THE PROBLEM
Without including any pictures, copy each entry below exactly.

(Code that draws figures)
+ + +
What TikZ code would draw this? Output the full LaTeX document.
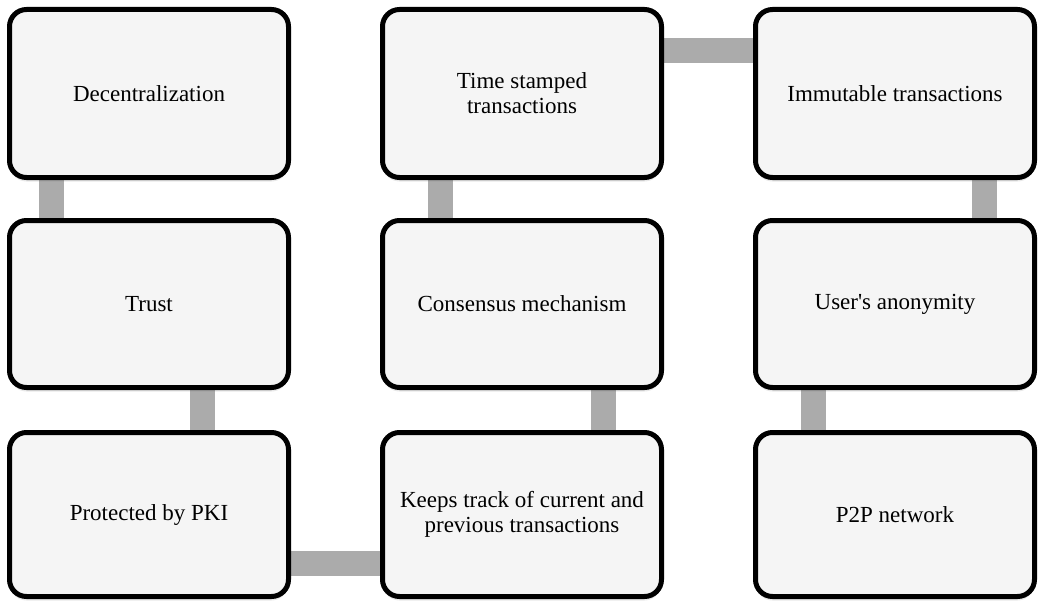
\documentclass[tikz,border=0pt]{standalone}
\usepackage{fontspec}
\setmainfont{Liberation Serif}
\usetikzlibrary{backgrounds,shadows}
\definecolor{boxfill}{RGB}{245,245,245}
\definecolor{linkgray}{RGB}{171,171,171}
\begin{document}
\begin{tikzpicture}[x=1pt,y=-1pt,
  card/.style={draw=black, line width=5pt, fill=boxfill, rounded corners=17pt,
    minimum width=279pt, align=center, inner sep=0pt,
    font=\fontsize{23}{25}\selectfont,
    drop shadow={opacity=0.18, shadow xshift=0pt, shadow yshift=-4pt}},
  link/.style={draw=linkgray, line width=25pt}]
\useasboundingbox (0,0) rectangle (1039,602);
% row 1
\node[card, minimum height=168pt] (dec)  at (149,93.5) {Decentralization};
\node[card, minimum height=168pt] (time) at (522,93.5) {Time stamped\\transactions};
\node[card, minimum height=168pt] (imm)  at (895,93.5) {Immutable transactions};
% row 2
\node[card, minimum height=167pt] (trust) at (149,304) {Trust};
\node[card, minimum height=167pt] (cons)  at (522,304) {Consensus mechanism};
\node[card, minimum height=167pt] (user)  at (895,304) {User\textquotesingle s anonymity};
% row 3
\node[card, minimum height=164pt] (pki)   at (149,514.5) {Protected by PKI};
\node[card, minimum height=164pt] (keeps) at (522,514.5) {Keeps track of current and\\previous transactions};
\node[card, minimum height=164pt] (p2p)   at (895,514.5) {P2P network};
% grey links between consecutive cards
\begin{scope}[on background layer]
  \draw[link] ([xshift=44pt]dec.south west) -- ([xshift=44pt]trust.north west);
  \draw[link] ([xshift=195pt]trust.south west) -- ([xshift=195pt]pki.north west);
  \draw[link] ([yshift=36pt]pki.south east) -- ([yshift=36pt]keeps.south west);
  \draw[link] ([xshift=223pt]keeps.north west) -- ([xshift=223pt]cons.south west);
  \draw[link] ([xshift=60pt]cons.north west) -- ([xshift=60pt]time.south west);
  \draw[link] ([yshift=-44pt]time.north east) -- ([yshift=-44pt]imm.north west);
  \draw[link] ([xshift=231pt]imm.south west) -- ([xshift=231pt]user.north west);
  \draw[link] ([xshift=60pt]user.south west) -- ([xshift=60pt]p2p.north west);
\end{scope}
\end{tikzpicture}
\end{document}
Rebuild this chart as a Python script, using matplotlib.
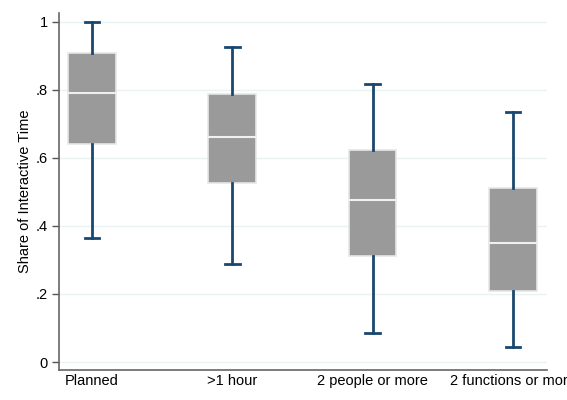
import matplotlib
matplotlib.use("Agg")
import matplotlib.pyplot as plt

plt.rcParams["font.family"] = ["Liberation Sans", "DejaVu Sans"]

categories = ["Planned", ">1 hour", "2 people or more", "2 functions or more"]
whislo = [0.365, 0.288, 0.085, 0.045]
q1 = [0.640, 0.526, 0.312, 0.209]
med = [0.792, 0.662, 0.476, 0.350]
q3 = [0.907, 0.788, 0.624, 0.512]
whishi = [1.000, 0.926, 0.818, 0.735]
yticks = [0, 0.2, 0.4, 0.6, 0.8, 1.0]
yticklabels = ["0", ".2", ".4", ".6", ".8", "1"]

W, H = 567, 400
fig = plt.figure(figsize=(W / 100, H / 100), dpi=100)
ax = fig.add_axes([59 / W, 1 - 370 / H, (547 - 59) / W, (370 - 13) / H])

stats = []
for i, c in enumerate(categories):
    stats.append(dict(label=c, whislo=whislo[i], q1=q1[i], med=med[i],
                      q3=q3[i], whishi=whishi[i], fliers=[]))

navy = "#1a476f"
ax.bxp(stats, positions=[1, 2, 3, 4], widths=0.34, patch_artist=True,
       showfliers=False,
       boxprops=dict(facecolor="#9a9a9a", edgecolor="#e6e6e6", linewidth=1.2),
       medianprops=dict(color="#f0f0f0", linewidth=1.5),
       whiskerprops=dict(color=navy, linewidth=2),
       capprops=dict(color=navy, linewidth=2),
       capwidths=0.105)

ax.set_xlim(0.765, 4.243)
ax.set_ylim(-0.0235, 1.026)
ax.set_yticks(yticks)
ax.set_yticklabels(yticklabels, fontsize=10.5)
ax.set_xticks([1, 2, 3, 4])
ax.set_xticklabels(categories, fontsize=10.5)
ax.tick_params(axis="x", length=0, pad=3)
ax.tick_params(axis="y", length=5, width=1, color="#555555", pad=3)
ax.yaxis.grid(True, color="#eaf2f3", linewidth=1)
ax.set_axisbelow(True)
for s in ["top", "right"]:
    ax.spines[s].set_visible(False)
for s in ["left", "bottom"]:
    ax.spines[s].set_color("#666666")
    ax.spines[s].set_linewidth(1.2)
ax.set_ylabel("Share of Interactive Time", fontsize=10.5)
ax.yaxis.set_label_coords(-(59 - 32) / (547 - 59), 0.5)

fig.savefig("out.png", dpi=100)
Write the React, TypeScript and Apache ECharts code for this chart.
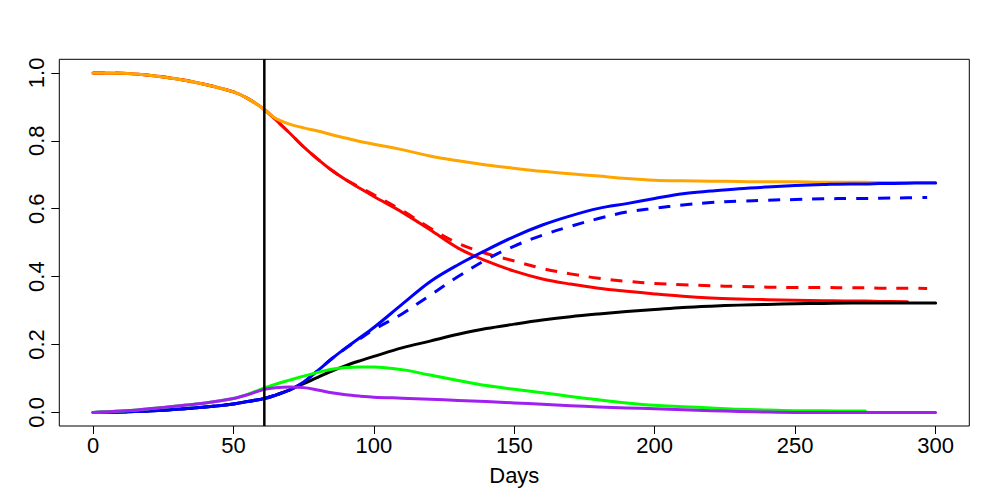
+ + +
EXERCISE RESULT
What TikZ code would draw this? Output the full LaTeX document.
\documentclass[tikz,border=0pt]{standalone}
\usepackage{fontspec}
\setmainfont{Liberation Serif}
\usetikzlibrary{backgrounds,shadows}
\definecolor{boxfill}{RGB}{245,245,245}
\definecolor{linkgray}{RGB}{171,171,171}
\begin{document}
\begin{tikzpicture}[x=1pt,y=-1pt,
  card/.style={draw=black, line width=5pt, fill=boxfill, rounded corners=17pt,
    minimum width=279pt, align=center, inner sep=0pt,
    font=\fontsize{23}{25}\selectfont,
    drop shadow={opacity=0.18, shadow xshift=0pt, shadow yshift=-4pt}},
  link/.style={draw=linkgray, line width=25pt}]
\useasboundingbox (0,0) rectangle (1039,602);
% row 1
\node[card, minimum height=168pt] (dec)  at (149,93.5) {Decentralization};
\node[card, minimum height=168pt] (time) at (522,93.5) {Time stamped\\transactions};
\node[card, minimum height=168pt] (imm)  at (895,93.5) {Immutable transactions};
% row 2
\node[card, minimum height=167pt] (trust) at (149,304) {Trust};
\node[card, minimum height=167pt] (cons)  at (522,304) {Consensus mechanism};
\node[card, minimum height=167pt] (user)  at (895,304) {User\textquotesingle s anonymity};
% row 3
\node[card, minimum height=164pt] (pki)   at (149,514.5) {Protected by PKI};
\node[card, minimum height=164pt] (keeps) at (522,514.5) {Keeps track of current and\\previous transactions};
\node[card, minimum height=164pt] (p2p)   at (895,514.5) {P2P network};
% grey links between consecutive cards
\begin{scope}[on background layer]
  \draw[link] ([xshift=44pt]dec.south west) -- ([xshift=44pt]trust.north west);
  \draw[link] ([xshift=195pt]trust.south west) -- ([xshift=195pt]pki.north west);
  \draw[link] ([yshift=36pt]pki.south east) -- ([yshift=36pt]keeps.south west);
  \draw[link] ([xshift=223pt]keeps.north west) -- ([xshift=223pt]cons.south west);
  \draw[link] ([xshift=60pt]cons.north west) -- ([xshift=60pt]time.south west);
  \draw[link] ([yshift=-44pt]time.north east) -- ([yshift=-44pt]imm.north west);
  \draw[link] ([xshift=231pt]imm.south west) -- ([xshift=231pt]user.north west);
  \draw[link] ([xshift=60pt]user.south west) -- ([xshift=60pt]p2p.north west);
\end{scope}
\end{tikzpicture}
\end{document}
Rebuild this chart as a Python script, using matplotlib.
import matplotlib
matplotlib.use("Agg")
import matplotlib.pyplot as plt

plt.rcParams["font.family"] = ["Liberation Sans", "DejaVu Sans"]

categories = ["Planned", ">1 hour", "2 people or more", "2 functions or more"]
whislo = [0.365, 0.288, 0.085, 0.045]
q1 = [0.640, 0.526, 0.312, 0.209]
med = [0.792, 0.662, 0.476, 0.350]
q3 = [0.907, 0.788, 0.624, 0.512]
whishi = [1.000, 0.926, 0.818, 0.735]
yticks = [0, 0.2, 0.4, 0.6, 0.8, 1.0]
yticklabels = ["0", ".2", ".4", ".6", ".8", "1"]

W, H = 567, 400
fig = plt.figure(figsize=(W / 100, H / 100), dpi=100)
ax = fig.add_axes([59 / W, 1 - 370 / H, (547 - 59) / W, (370 - 13) / H])

stats = []
for i, c in enumerate(categories):
    stats.append(dict(label=c, whislo=whislo[i], q1=q1[i], med=med[i],
                      q3=q3[i], whishi=whishi[i], fliers=[]))

navy = "#1a476f"
ax.bxp(stats, positions=[1, 2, 3, 4], widths=0.34, patch_artist=True,
       showfliers=False,
       boxprops=dict(facecolor="#9a9a9a", edgecolor="#e6e6e6", linewidth=1.2),
       medianprops=dict(color="#f0f0f0", linewidth=1.5),
       whiskerprops=dict(color=navy, linewidth=2),
       capprops=dict(color=navy, linewidth=2),
       capwidths=0.105)

ax.set_xlim(0.765, 4.243)
ax.set_ylim(-0.0235, 1.026)
ax.set_yticks(yticks)
ax.set_yticklabels(yticklabels, fontsize=10.5)
ax.set_xticks([1, 2, 3, 4])
ax.set_xticklabels(categories, fontsize=10.5)
ax.tick_params(axis="x", length=0, pad=3)
ax.tick_params(axis="y", length=5, width=1, color="#555555", pad=3)
ax.yaxis.grid(True, color="#eaf2f3", linewidth=1)
ax.set_axisbelow(True)
for s in ["top", "right"]:
    ax.spines[s].set_visible(False)
for s in ["left", "bottom"]:
    ax.spines[s].set_color("#666666")
    ax.spines[s].set_linewidth(1.2)
ax.set_ylabel("Share of Interactive Time", fontsize=10.5)
ax.yaxis.set_label_coords(-(59 - 32) / (547 - 59), 0.5)

fig.savefig("out.png", dpi=100)
Write the React, TypeScript and Apache ECharts code for this chart.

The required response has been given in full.